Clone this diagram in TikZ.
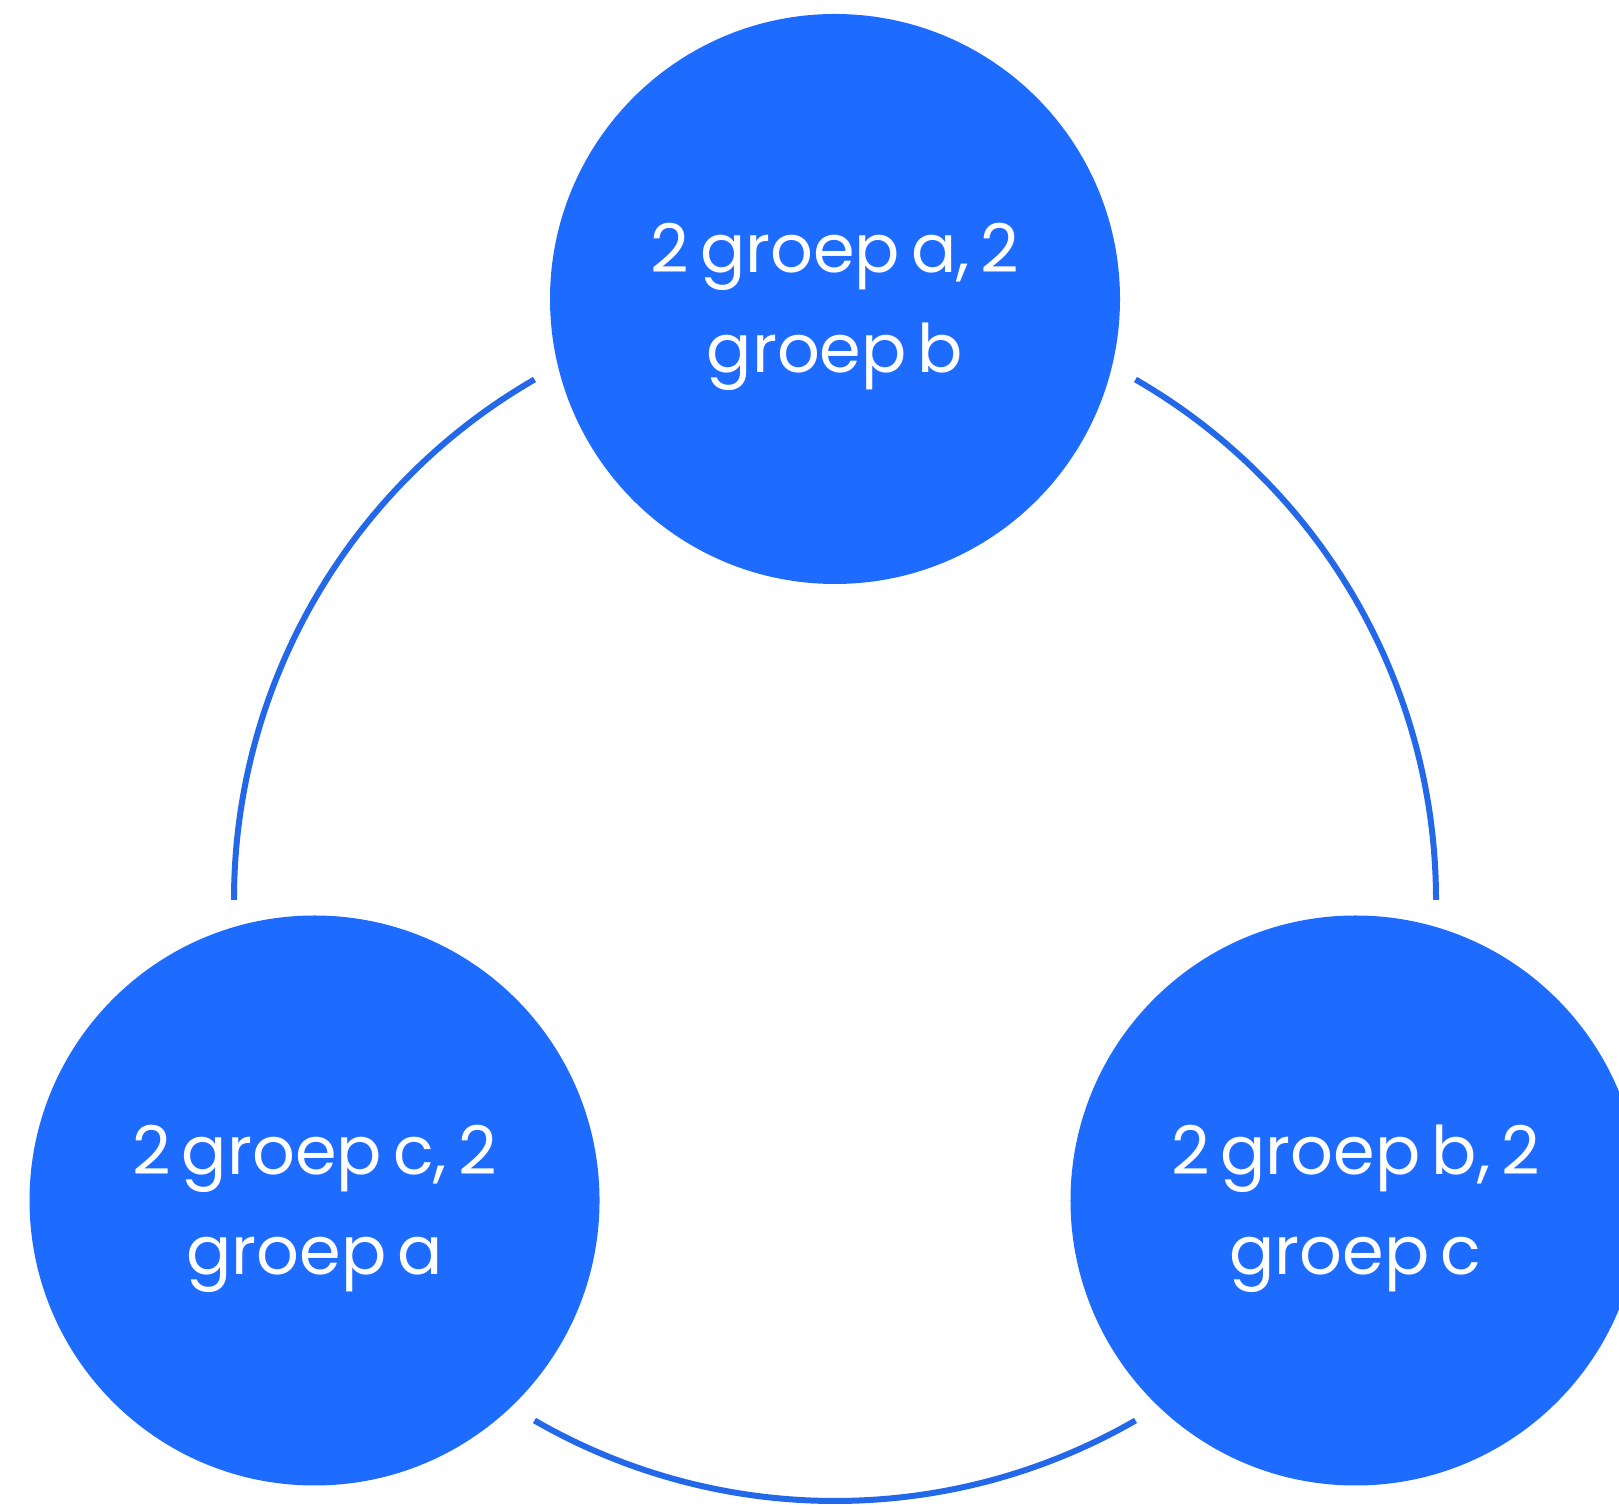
\documentclass[tikz,border=0pt]{standalone}
\usepackage{fontspec}
\setmainfont{Poppins}[WordSpace=0.62]
\usetikzlibrary{calc}
\definecolor{cblue}{HTML}{1E6BFF}
\definecolor{lblue}{HTML}{2468EA}
\begin{document}
\begin{tikzpicture}[x=1pt,y=1pt,
  grp/.style={circle,fill=cblue,minimum size=570pt,inner sep=0pt},
  txt/.style={text=white,align=center,inner sep=0pt,yshift=-8pt,
    font=\fontsize{67}{100}\selectfont},
  ring/.style={draw=lblue,line width=6pt}]
\useasboundingbox (0,0) rectangle (1619,1504);
\clip (0,0) rectangle (1619,1504);
\coordinate (O) at (835,604);
\node[grp,label={[txt,name=at]center:{2 groep a, 2\\groep b}}] (a) at ($(O)+(90:601)$) {};
\node[grp,label={[txt,name=ct]center:{2 groep c, 2\\groep a}}] (c) at ($(O)+(210:601)$) {};
\node[grp,label={[txt,name=bt]center:{2 groep b, 2\\groep c}}] (b) at ($(O)+(330:601)$) {};
\coordinate (r1) at ($(O)+(0:601)$);
\coordinate (r2) at ($(O)+(120:601)$);
\coordinate (r3) at ($(O)+(240:601)$);
\draw[ring] (r1) arc[start angle=0,end angle=60,radius=601];
\draw[ring] (r2) arc[start angle=120,end angle=180,radius=601];
\draw[ring] (r3) arc[start angle=240,end angle=300,radius=601];
\end{tikzpicture}
\end{document}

--------------------------------

Transcribe the material as is, with images omitted.

Clone this diagram in TikZ.
\documentclass[tikz,border=0pt]{standalone}
\usepackage{fontspec}
\setmainfont{Poppins}[WordSpace=0.62]
\usetikzlibrary{calc}
\definecolor{cblue}{HTML}{1E6BFF}
\definecolor{lblue}{HTML}{2468EA}
\begin{document}
\begin{tikzpicture}[x=1pt,y=1pt,
  grp/.style={circle,fill=cblue,minimum size=570pt,inner sep=0pt},
  txt/.style={text=white,align=center,inner sep=0pt,yshift=-8pt,
    font=\fontsize{67}{100}\selectfont},
  ring/.style={draw=lblue,line width=6pt}]
\useasboundingbox (0,0) rectangle (1619,1504);
\clip (0,0) rectangle (1619,1504);
\coordinate (O) at (835,604);
\node[grp,label={[txt,name=at]center:{2 groep a, 2\\groep b}}] (a) at ($(O)+(90:601)$) {};
\node[grp,label={[txt,name=ct]center:{2 groep c, 2\\groep a}}] (c) at ($(O)+(210:601)$) {};
\node[grp,label={[txt,name=bt]center:{2 groep b, 2\\groep c}}] (b) at ($(O)+(330:601)$) {};
\coordinate (r1) at ($(O)+(0:601)$);
\coordinate (r2) at ($(O)+(120:601)$);
\coordinate (r3) at ($(O)+(240:601)$);
\draw[ring] (r1) arc[start angle=0,end angle=60,radius=601];
\draw[ring] (r2) arc[start angle=120,end angle=180,radius=601];
\draw[ring] (r3) arc[start angle=240,end angle=300,radius=601];
\end{tikzpicture}
\end{document}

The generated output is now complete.